The border force in Newcastle were a friendly bunch. Wanted to know how often I did this and I assured them I took care to stay well within the six months a year limit. And for the first time in my experience, an officer struck up a chat: How had I managed to keep my English up to scratch after returning to Amsterdam post-Brexit? Suddenly, I felt like a person instead of a potential invader, I could hug the man. And here too, no-one batted an eye at the kilos of cheese I had brought over for my friends.
The return journey was just as smooth: I’d travelled to Hereford for a meditation course two weeks before and we only had the journey to Durham to do on one day, driving on to Newcastle the next. Why on earth had I robbed myself of seeing my alma mater for so long?

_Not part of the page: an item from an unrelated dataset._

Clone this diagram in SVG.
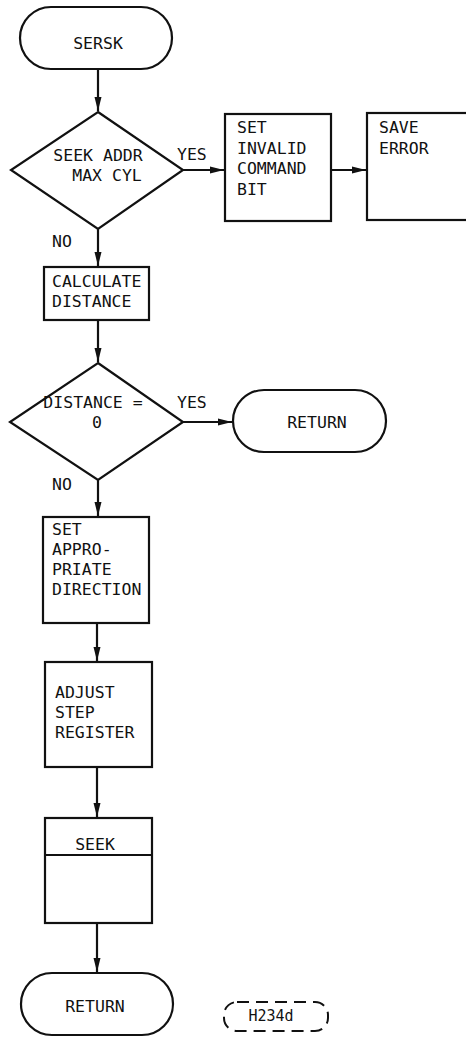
<svg xmlns="http://www.w3.org/2000/svg" width="466" height="1037" viewBox="0 0 466 1037">
<style>
.s{fill:#fff;stroke:#111;stroke-width:2.2}
.t{font-family:"DejaVu Sans Mono","Liberation Mono",monospace;font-size:16.5px;fill:#111}
.c{text-anchor:middle}
.e{stroke:#111;stroke-width:2.2;fill:none}
</style>
<defs>
<marker id="ah" viewBox="0 0 14 8" refX="14" refY="4" markerWidth="14" markerHeight="8" markerUnits="userSpaceOnUse" orient="auto">
<path d="M0,0.5 L14,4 L0,7.5 Z" fill="#111"/>
</marker>
</defs>
<rect width="466" height="1037" fill="#fff"/>
<g id="connectors">
<line class="e" x1="98" y1="69" x2="98" y2="111" marker-end="url(#ah)"/>
<line class="e" x1="183" y1="170" x2="224" y2="170" marker-end="url(#ah)"/>
<line class="e" x1="331" y1="170" x2="366" y2="170" marker-end="url(#ah)"/>
<line class="e" x1="98" y1="229" x2="98" y2="266" marker-end="url(#ah)"/>
<line class="e" x1="98" y1="320" x2="98" y2="362" marker-end="url(#ah)"/>
<line class="e" x1="183" y1="422" x2="232" y2="422" marker-end="url(#ah)"/>
<line class="e" x1="98" y1="480" x2="98" y2="516" marker-end="url(#ah)"/>
<line class="e" x1="97" y1="623" x2="97" y2="661" marker-end="url(#ah)"/>
<line class="e" x1="97" y1="767" x2="97" y2="817" marker-end="url(#ah)"/>
<line class="e" x1="97" y1="923" x2="97" y2="972" marker-end="url(#ah)"/>
<text class="t" x="177" y="160">YES</text>
<text class="t" x="52" y="247">NO</text>
<text class="t" x="177" y="408">YES</text>
<text class="t" x="52" y="490">NO</text>
</g>
<g id="sersk">
<rect class="s" x="20" y="7" width="152" height="62" rx="31"/>
<text class="t c" x="98" y="49">SERSK</text>
</g>
<g id="seekaddr">
<polygon class="s" points="98,112 183,170 98,229 11,170"/>
<text class="t c" x="98" y="161">SEEK ADDR</text>
<text class="t c" x="107" y="181">MAX CYL</text>
</g>
<g id="setinvalid">
<rect class="s" x="225" y="114" width="106" height="107"/>
<text class="t" x="237" y="133">SET</text>
<text class="t" x="237" y="154">INVALID</text>
<text class="t" x="237" y="174">COMMAND</text>
<text class="t" x="237" y="195">BIT</text>
</g>
<g id="saveerror">
<rect class="s" x="367" y="113" width="110" height="107"/>
<text class="t" x="379" y="133">SAVE</text>
<text class="t" x="379" y="154">ERROR</text>
</g>
<g id="calc">
<rect class="s" x="44" y="267" width="105" height="53"/>
<text class="t" x="52" y="287">CALCULATE</text>
<text class="t" x="52" y="307">DISTANCE</text>
</g>
<g id="dist0">
<polygon class="s" points="98,363 183,422 98,480 10,422"/>
<text class="t c" x="93" y="408">DISTANCE =</text>
<text class="t c" x="97" y="428">0</text>
</g>
<g id="return1">
<rect class="s" x="233" y="390" width="153" height="62" rx="31"/>
<text class="t c" x="317" y="428">RETURN</text>
</g>
<g id="setdir">
<rect class="s" x="43" y="517" width="106" height="106"/>
<text class="t" x="52" y="535">SET</text>
<text class="t" x="52" y="555">APPRO-</text>
<text class="t" x="52" y="575">PRIATE</text>
<text class="t" x="52" y="595">DIRECTION</text>
</g>
<g id="adjust">
<rect class="s" x="45" y="662" width="107" height="105"/>
<text class="t" x="55" y="698">ADJUST</text>
<text class="t" x="55" y="718">STEP</text>
<text class="t" x="55" y="738">REGISTER</text>
</g>
<g id="seek">
<rect class="s" x="45" y="818" width="107" height="105"/>
<line class="e" x1="45" y1="855" x2="152" y2="855"/>
<text class="t c" x="95" y="850">SEEK</text>
</g>
<g id="return2">
<rect class="s" x="21" y="973" width="152" height="62" rx="31"/>
<text class="t c" x="95" y="1012">RETURN</text>
</g>
<g id="label">
<rect x="224" y="1002" width="104" height="29" rx="13" fill="none" stroke="#111" stroke-width="2" stroke-dasharray="12,7"/>
<text class="t c" x="271" y="1021" style="font-size:15px">H234d</text>
</g>
</svg>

The only hitch I hadn’t counted on was our arrival in IJmuiden on the way back. Border checks are in Dover, and arrival in Dunkerque always means hitting the road straight away. Not this time: border controls were on the Dutch side and all these bloody English cars and their drivers were stopped and had to have their passports stamped. It took ages, but when I asked the officer whether this was all caused by Brexit, he just shrugged: “700 cars getting off the ferry and yeah stamping those passports.” But still very smooth, he felt. Having since crossed the border from Morocco into Ceuta in Spain, I have to agree with him: there’s no comparing travelling between the UK and Holland, or coming into the European Union from a “less desirable” route.
Anyway, my mind is made up: IJmuiden to Newcastle is a great alternative and I’ve just booked my trip back home to Cornwall for mid-March. No congratulations needed.